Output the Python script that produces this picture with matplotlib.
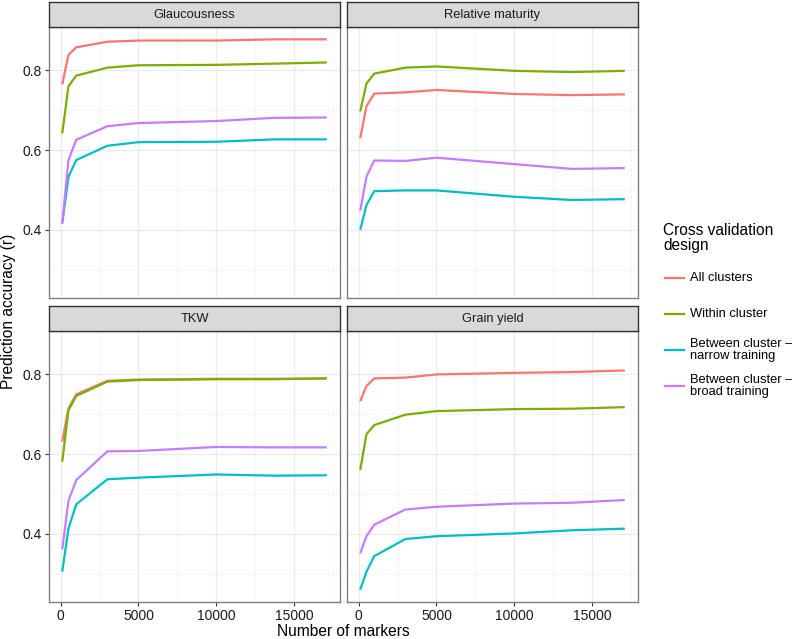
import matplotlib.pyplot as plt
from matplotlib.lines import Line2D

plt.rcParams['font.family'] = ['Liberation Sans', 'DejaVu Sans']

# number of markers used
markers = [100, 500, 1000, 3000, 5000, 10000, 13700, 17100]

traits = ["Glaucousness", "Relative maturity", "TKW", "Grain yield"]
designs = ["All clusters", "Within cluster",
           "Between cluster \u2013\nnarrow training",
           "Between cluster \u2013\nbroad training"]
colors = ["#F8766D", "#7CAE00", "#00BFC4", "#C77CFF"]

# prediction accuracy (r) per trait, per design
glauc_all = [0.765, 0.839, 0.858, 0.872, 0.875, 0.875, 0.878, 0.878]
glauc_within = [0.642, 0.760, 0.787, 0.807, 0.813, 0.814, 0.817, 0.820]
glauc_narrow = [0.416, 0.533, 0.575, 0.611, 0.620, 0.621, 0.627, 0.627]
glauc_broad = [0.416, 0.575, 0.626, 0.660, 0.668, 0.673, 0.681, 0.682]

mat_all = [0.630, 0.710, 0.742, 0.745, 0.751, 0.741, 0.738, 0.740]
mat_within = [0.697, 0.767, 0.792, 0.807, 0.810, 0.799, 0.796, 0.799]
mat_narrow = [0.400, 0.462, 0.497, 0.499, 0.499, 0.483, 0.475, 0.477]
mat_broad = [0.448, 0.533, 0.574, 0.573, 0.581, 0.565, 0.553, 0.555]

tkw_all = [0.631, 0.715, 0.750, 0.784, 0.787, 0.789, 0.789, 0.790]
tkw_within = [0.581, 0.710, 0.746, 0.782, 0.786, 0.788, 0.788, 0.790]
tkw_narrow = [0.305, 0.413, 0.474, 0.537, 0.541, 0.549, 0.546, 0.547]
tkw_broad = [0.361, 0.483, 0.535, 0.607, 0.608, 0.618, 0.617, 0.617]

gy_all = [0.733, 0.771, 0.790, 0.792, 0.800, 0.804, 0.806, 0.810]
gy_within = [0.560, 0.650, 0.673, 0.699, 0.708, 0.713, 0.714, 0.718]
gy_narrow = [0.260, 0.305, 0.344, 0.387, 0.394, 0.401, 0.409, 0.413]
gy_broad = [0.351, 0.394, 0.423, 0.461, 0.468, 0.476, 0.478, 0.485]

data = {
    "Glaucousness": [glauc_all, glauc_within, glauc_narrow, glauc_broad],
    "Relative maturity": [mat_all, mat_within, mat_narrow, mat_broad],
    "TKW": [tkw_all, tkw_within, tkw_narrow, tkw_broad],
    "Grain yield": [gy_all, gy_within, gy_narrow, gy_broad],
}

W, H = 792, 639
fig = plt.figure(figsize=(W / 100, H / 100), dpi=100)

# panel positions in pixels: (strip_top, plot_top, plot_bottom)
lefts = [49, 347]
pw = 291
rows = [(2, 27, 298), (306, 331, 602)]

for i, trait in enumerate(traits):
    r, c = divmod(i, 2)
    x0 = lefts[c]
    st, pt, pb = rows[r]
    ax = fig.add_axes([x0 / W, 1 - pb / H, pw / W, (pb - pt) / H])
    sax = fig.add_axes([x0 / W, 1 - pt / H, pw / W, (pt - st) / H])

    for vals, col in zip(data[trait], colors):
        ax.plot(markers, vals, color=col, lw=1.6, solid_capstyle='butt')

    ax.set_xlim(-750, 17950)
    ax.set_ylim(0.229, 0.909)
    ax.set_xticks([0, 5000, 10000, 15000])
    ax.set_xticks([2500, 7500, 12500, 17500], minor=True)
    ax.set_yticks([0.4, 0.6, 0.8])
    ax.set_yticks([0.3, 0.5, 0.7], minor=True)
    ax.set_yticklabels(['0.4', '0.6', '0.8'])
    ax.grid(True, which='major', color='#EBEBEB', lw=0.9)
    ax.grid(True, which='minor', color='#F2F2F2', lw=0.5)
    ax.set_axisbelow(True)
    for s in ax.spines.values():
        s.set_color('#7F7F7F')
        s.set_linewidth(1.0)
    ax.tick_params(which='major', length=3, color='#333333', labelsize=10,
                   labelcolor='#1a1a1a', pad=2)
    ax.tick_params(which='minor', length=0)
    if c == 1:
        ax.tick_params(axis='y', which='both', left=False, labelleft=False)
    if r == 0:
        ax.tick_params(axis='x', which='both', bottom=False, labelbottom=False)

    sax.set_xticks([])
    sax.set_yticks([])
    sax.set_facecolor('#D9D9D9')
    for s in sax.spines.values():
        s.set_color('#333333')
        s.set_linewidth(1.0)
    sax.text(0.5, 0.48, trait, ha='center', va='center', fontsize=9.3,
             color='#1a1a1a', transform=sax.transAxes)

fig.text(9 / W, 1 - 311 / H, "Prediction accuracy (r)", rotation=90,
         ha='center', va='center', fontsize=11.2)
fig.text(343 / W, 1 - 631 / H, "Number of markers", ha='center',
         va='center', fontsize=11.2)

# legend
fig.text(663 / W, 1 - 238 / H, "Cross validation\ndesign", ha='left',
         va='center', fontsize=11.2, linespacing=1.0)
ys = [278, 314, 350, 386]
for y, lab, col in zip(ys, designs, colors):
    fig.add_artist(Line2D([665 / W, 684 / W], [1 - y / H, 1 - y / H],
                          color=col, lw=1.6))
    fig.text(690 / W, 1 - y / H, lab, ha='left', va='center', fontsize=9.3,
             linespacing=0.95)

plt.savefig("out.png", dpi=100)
::::
» Aim:
Transcribe the material exactly, keeping every word and none of the pictures.

» Task response:
Output the Python script that produces this picture with matplotlib.
import matplotlib.pyplot as plt
from matplotlib.lines import Line2D

plt.rcParams['font.family'] = ['Liberation Sans', 'DejaVu Sans']

# number of markers used
markers = [100, 500, 1000, 3000, 5000, 10000, 13700, 17100]

traits = ["Glaucousness", "Relative maturity", "TKW", "Grain yield"]
designs = ["All clusters", "Within cluster",
           "Between cluster \u2013\nnarrow training",
           "Between cluster \u2013\nbroad training"]
colors = ["#F8766D", "#7CAE00", "#00BFC4", "#C77CFF"]

# prediction accuracy (r) per trait, per design
glauc_all = [0.765, 0.839, 0.858, 0.872, 0.875, 0.875, 0.878, 0.878]
glauc_within = [0.642, 0.760, 0.787, 0.807, 0.813, 0.814, 0.817, 0.820]
glauc_narrow = [0.416, 0.533, 0.575, 0.611, 0.620, 0.621, 0.627, 0.627]
glauc_broad = [0.416, 0.575, 0.626, 0.660, 0.668, 0.673, 0.681, 0.682]

mat_all = [0.630, 0.710, 0.742, 0.745, 0.751, 0.741, 0.738, 0.740]
mat_within = [0.697, 0.767, 0.792, 0.807, 0.810, 0.799, 0.796, 0.799]
mat_narrow = [0.400, 0.462, 0.497, 0.499, 0.499, 0.483, 0.475, 0.477]
mat_broad = [0.448, 0.533, 0.574, 0.573, 0.581, 0.565, 0.553, 0.555]

tkw_all = [0.631, 0.715, 0.750, 0.784, 0.787, 0.789, 0.789, 0.790]
tkw_within = [0.581, 0.710, 0.746, 0.782, 0.786, 0.788, 0.788, 0.790]
tkw_narrow = [0.305, 0.413, 0.474, 0.537, 0.541, 0.549, 0.546, 0.547]
tkw_broad = [0.361, 0.483, 0.535, 0.607, 0.608, 0.618, 0.617, 0.617]

gy_all = [0.733, 0.771, 0.790, 0.792, 0.800, 0.804, 0.806, 0.810]
gy_within = [0.560, 0.650, 0.673, 0.699, 0.708, 0.713, 0.714, 0.718]
gy_narrow = [0.260, 0.305, 0.344, 0.387, 0.394, 0.401, 0.409, 0.413]
gy_broad = [0.351, 0.394, 0.423, 0.461, 0.468, 0.476, 0.478, 0.485]

data = {
    "Glaucousness": [glauc_all, glauc_within, glauc_narrow, glauc_broad],
    "Relative maturity": [mat_all, mat_within, mat_narrow, mat_broad],
    "TKW": [tkw_all, tkw_within, tkw_narrow, tkw_broad],
    "Grain yield": [gy_all, gy_within, gy_narrow, gy_broad],
}

W, H = 792, 639
fig = plt.figure(figsize=(W / 100, H / 100), dpi=100)

# panel positions in pixels: (strip_top, plot_top, plot_bottom)
lefts = [49, 347]
pw = 291
rows = [(2, 27, 298), (306, 331, 602)]

for i, trait in enumerate(traits):
    r, c = divmod(i, 2)
    x0 = lefts[c]
    st, pt, pb = rows[r]
    ax = fig.add_axes([x0 / W, 1 - pb / H, pw / W, (pb - pt) / H])
    sax = fig.add_axes([x0 / W, 1 - pt / H, pw / W, (pt - st) / H])

    for vals, col in zip(data[trait], colors):
        ax.plot(markers, vals, color=col, lw=1.6, solid_capstyle='butt')

    ax.set_xlim(-750, 17950)
    ax.set_ylim(0.229, 0.909)
    ax.set_xticks([0, 5000, 10000, 15000])
    ax.set_xticks([2500, 7500, 12500, 17500], minor=True)
    ax.set_yticks([0.4, 0.6, 0.8])
    ax.set_yticks([0.3, 0.5, 0.7], minor=True)
    ax.set_yticklabels(['0.4', '0.6', '0.8'])
    ax.grid(True, which='major', color='#EBEBEB', lw=0.9)
    ax.grid(True, which='minor', color='#F2F2F2', lw=0.5)
    ax.set_axisbelow(True)
    for s in ax.spines.values():
        s.set_color('#7F7F7F')
        s.set_linewidth(1.0)
    ax.tick_params(which='major', length=3, color='#333333', labelsize=10,
                   labelcolor='#1a1a1a', pad=2)
    ax.tick_params(which='minor', length=0)
    if c == 1:
        ax.tick_params(axis='y', which='both', left=False, labelleft=False)
    if r == 0:
        ax.tick_params(axis='x', which='both', bottom=False, labelbottom=False)

    sax.set_xticks([])
    sax.set_yticks([])
    sax.set_facecolor('#D9D9D9')
    for s in sax.spines.values():
        s.set_color('#333333')
        s.set_linewidth(1.0)
    sax.text(0.5, 0.48, trait, ha='center', va='center', fontsize=9.3,
             color='#1a1a1a', transform=sax.transAxes)

fig.text(9 / W, 1 - 311 / H, "Prediction accuracy (r)", rotation=90,
         ha='center', va='center', fontsize=11.2)
fig.text(343 / W, 1 - 631 / H, "Number of markers", ha='center',
         va='center', fontsize=11.2)

# legend
fig.text(663 / W, 1 - 238 / H, "Cross validation\ndesign", ha='left',
         va='center', fontsize=11.2, linespacing=1.0)
ys = [278, 314, 350, 386]
for y, lab, col in zip(ys, designs, colors):
    fig.add_artist(Line2D([665 / W, 684 / W], [1 - y / H, 1 - y / H],
                          color=col, lw=1.6))
    fig.text(690 / W, 1 - y / H, lab, ha='left', va='center', fontsize=9.3,
             linespacing=0.95)

plt.savefig("out.png", dpi=100)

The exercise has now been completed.